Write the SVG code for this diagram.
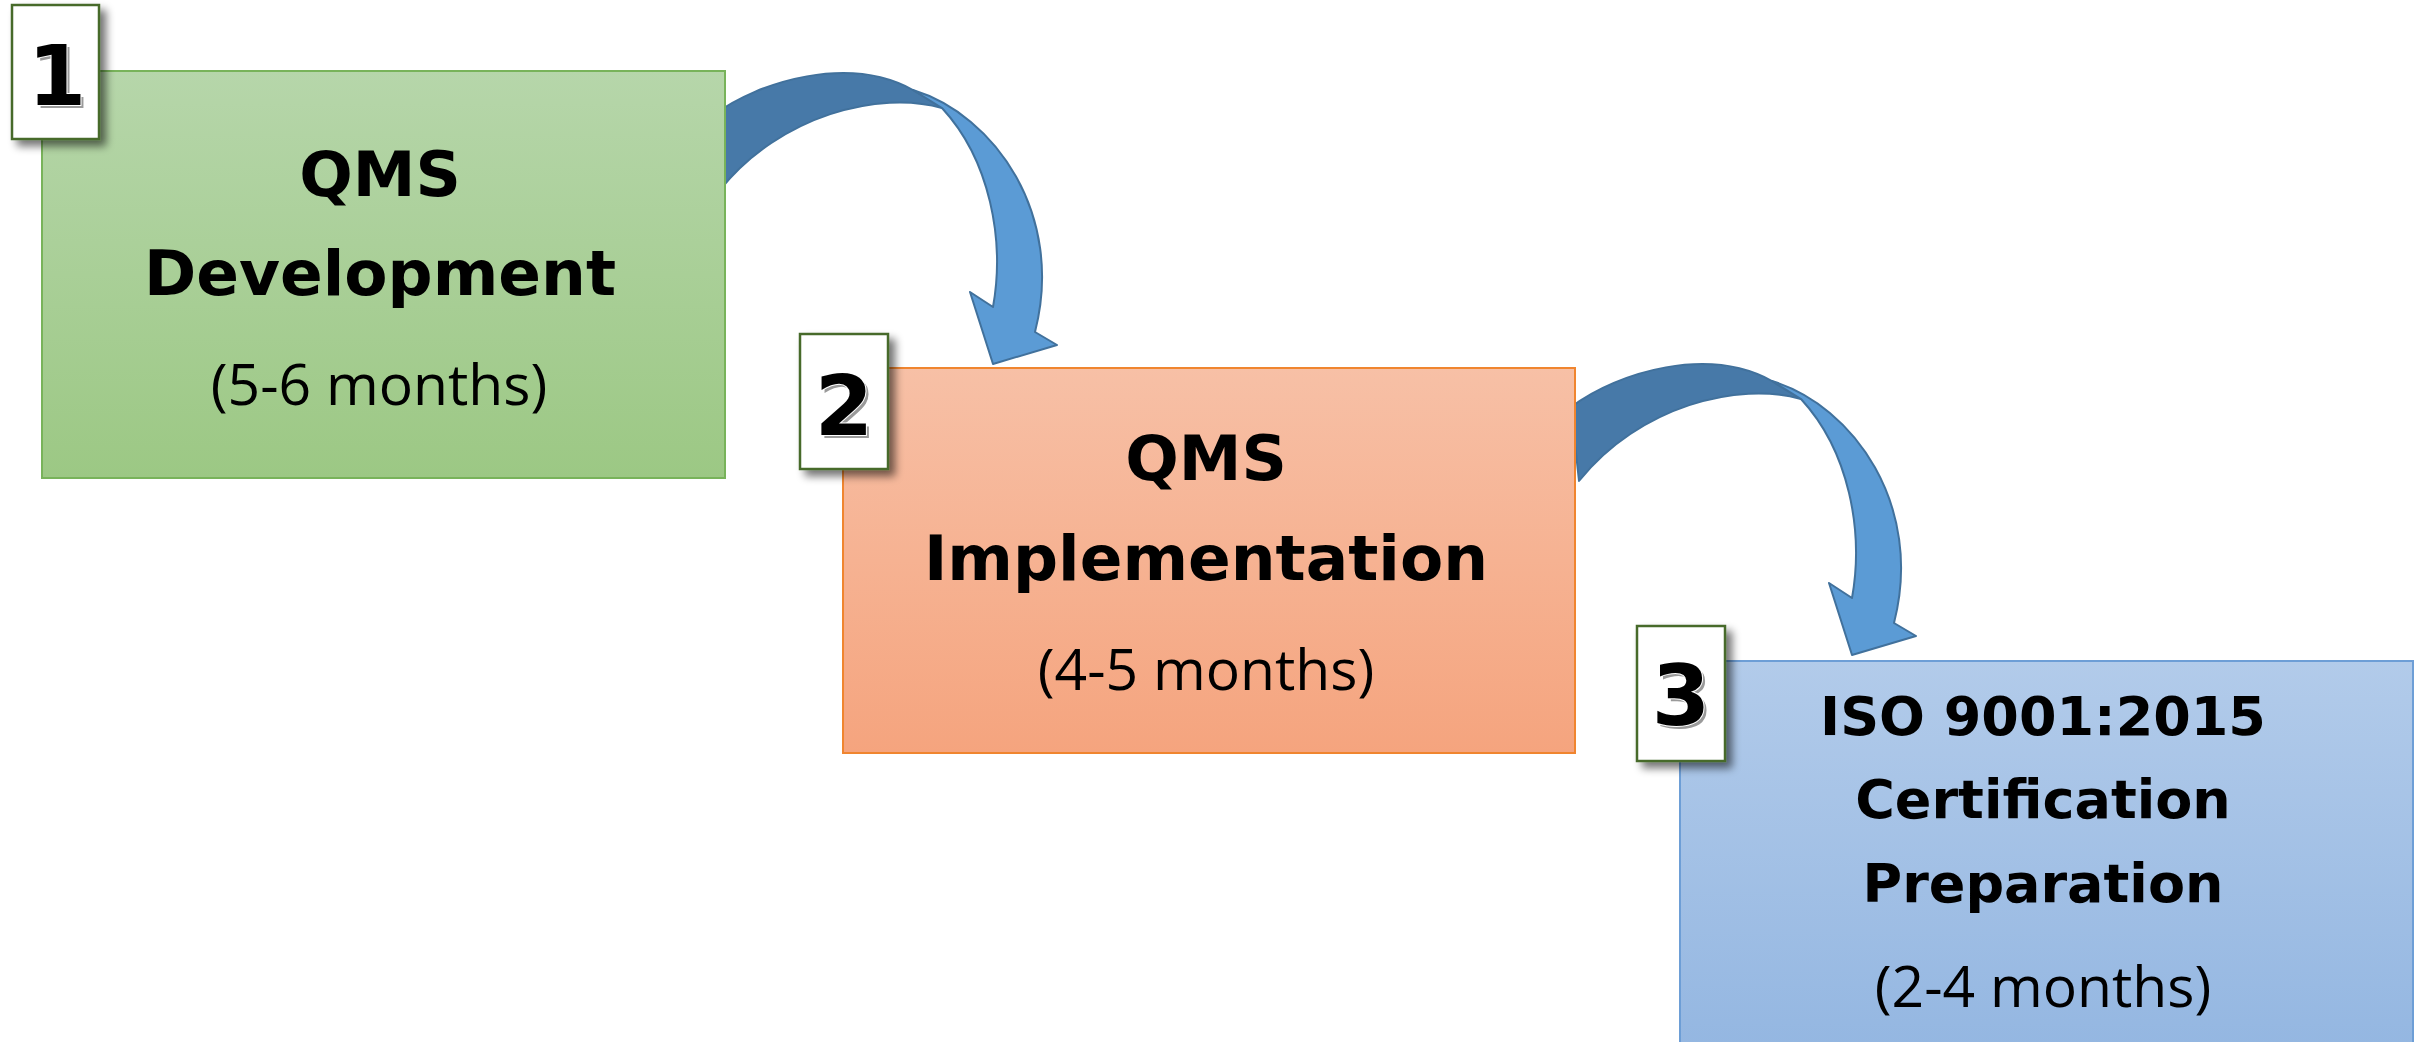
<svg xmlns="http://www.w3.org/2000/svg" width="2428" height="1042" viewBox="0 0 2428 1042">
<defs>
<linearGradient id="gGreen" x1="0" y1="0" x2="0" y2="1"><stop offset="0" stop-color="#b6d6aa"/><stop offset="1" stop-color="#9cc884"/></linearGradient>
<linearGradient id="gOrange" x1="0" y1="0" x2="0" y2="1"><stop offset="0" stop-color="#f7c0a6"/><stop offset="1" stop-color="#f5a47e"/></linearGradient>
<linearGradient id="gBlue" x1="0" y1="0" x2="0" y2="1"><stop offset="0" stop-color="#b2cbea"/><stop offset="1" stop-color="#93b6e1"/></linearGradient>
<filter id="shadow" x="-20%" y="-20%" width="150%" height="150%">
<feGaussianBlur in="SourceAlpha" stdDeviation="4"/>
<feOffset dx="6" dy="6" result="b"/>
<feComponentTransfer><feFuncA type="linear" slope="0.55"/></feComponentTransfer>
<feMerge><feMergeNode/><feMergeNode in="SourceGraphic"/></feMerge>
</filter>
<g id="arrowShape">
<path class="dark" d="M712,116 C760,80 850,55 913,90 L942,108 C880,90 780,115 720,190 Z"/>
<path class="light" d="M913,90 C995,115 1065,215 1035,332 L1057,345 L993,364 L970,292 L993,307 C1005,240 990,160 942,108 Z"/>
</g>
</defs>
<style>
.dark{fill:#4779a8;stroke:#41719c;stroke-width:2;stroke-linejoin:round}
.light{fill:#5b9bd5;stroke:#41719c;stroke-width:2;stroke-linejoin:round}
.badge{fill:#ffffff;stroke:#466a2c;stroke-width:2.5}
.num{font-family:"DejaVu Sans",sans-serif;font-weight:bold;font-size:84px;text-anchor:middle}
.numShadow{fill:#9a9a9a}
.numFront{fill:#000000;stroke:#ffffff;stroke-width:2;paint-order:stroke}
.title{font-family:"DejaVu Sans",sans-serif;font-weight:bold;font-size:63px;text-anchor:middle;fill:#000}
.title3{font-family:"DejaVu Sans",sans-serif;font-weight:bold;font-size:54px;text-anchor:middle;fill:#000}
.sub{font-family:"Open Sans","Liberation Sans",sans-serif;font-size:57px;text-anchor:middle;fill:#000}
</style>
<rect width="2428" height="1042" fill="#ffffff"/>
<g id="connectors">
<use href="#arrowShape"/>
<use href="#arrowShape" transform="translate(859,291)"/>
</g>
<g id="node1">
<rect x="42" y="71" width="683" height="407" fill="url(#gGreen)" stroke="#78b35a" stroke-width="2"/>
<text class="title" x="380" y="196">QMS</text>
<text class="title" x="380" y="295">Development</text>
<text class="sub" x="379" y="405">(5-6 months)</text>
</g>
<g id="node2">
<rect x="843" y="368" width="732" height="385" fill="url(#gOrange)" stroke="#f0852f" stroke-width="2"/>
<text class="title" x="1206" y="480">QMS</text>
<text class="title" x="1206" y="580">Implementation</text>
<text class="sub" x="1206" y="690">(4-5 months)</text>
</g>
<g id="node3">
<rect x="1680" y="661" width="733" height="400" fill="url(#gBlue)" stroke="#6d9ed6" stroke-width="2"/>
<text class="title3" x="2043" y="735">ISO 9001:2015</text>
<text class="title3" x="2043" y="818">Certification</text>
<text class="title3" x="2043" y="902">Preparation</text>
<text class="sub" x="2043" y="1007">(2-4 months)</text>
</g>
<g id="badge1">
<rect class="badge" x="12" y="5" width="87" height="134" filter="url(#shadow)"/>
<text class="num numShadow" x="60" y="108">1</text>
<text class="num numFront" x="57" y="105">1</text>
</g>
<g id="badge2">
<rect class="badge" x="800" y="334" width="88" height="135" filter="url(#shadow)"/>
<text class="num numShadow" x="847" y="438">2</text>
<text class="num numFront" x="844" y="435">2</text>
</g>
<g id="badge3">
<rect class="badge" x="1637" y="626" width="88" height="135" filter="url(#shadow)"/>
<text class="num numShadow" x="1684" y="728">3</text>
<text class="num numFront" x="1681" y="725">3</text>
</g>
</svg>
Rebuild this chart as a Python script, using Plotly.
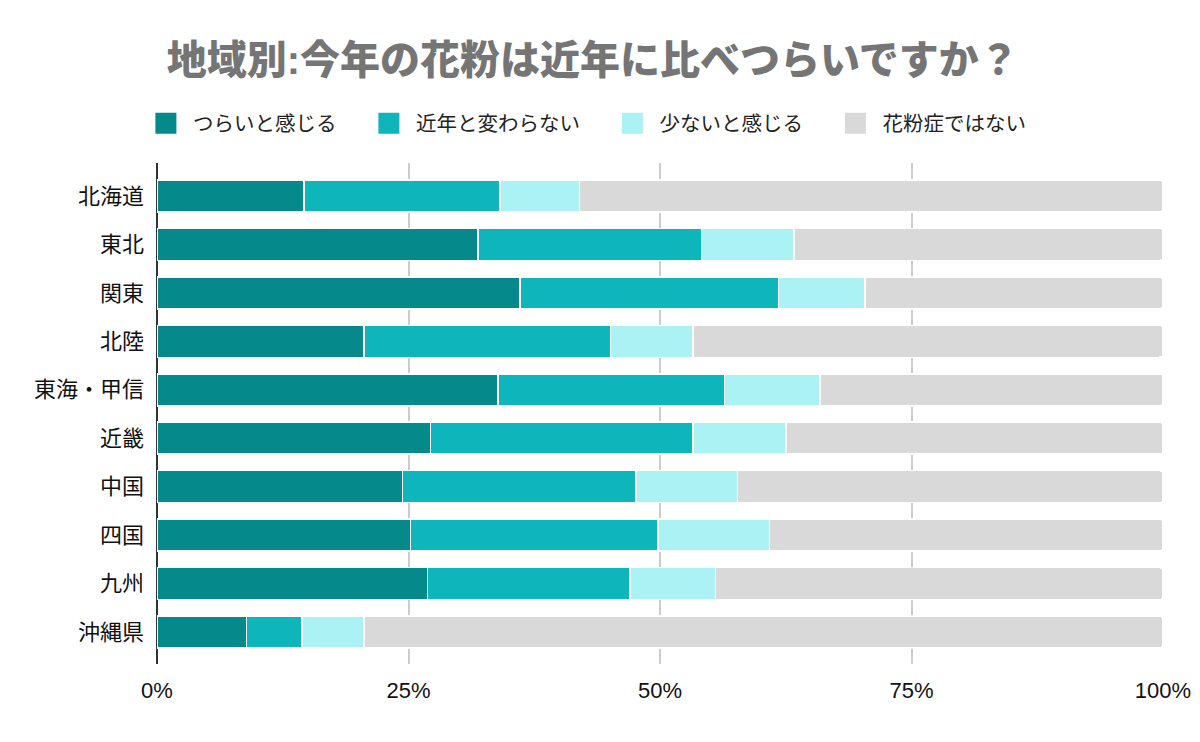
::::
Work required: Show every line where the string "this" appears.

Final answer:
Write the SVG code for this diagram.
Rebuild this chart as a Python script, using Plotly.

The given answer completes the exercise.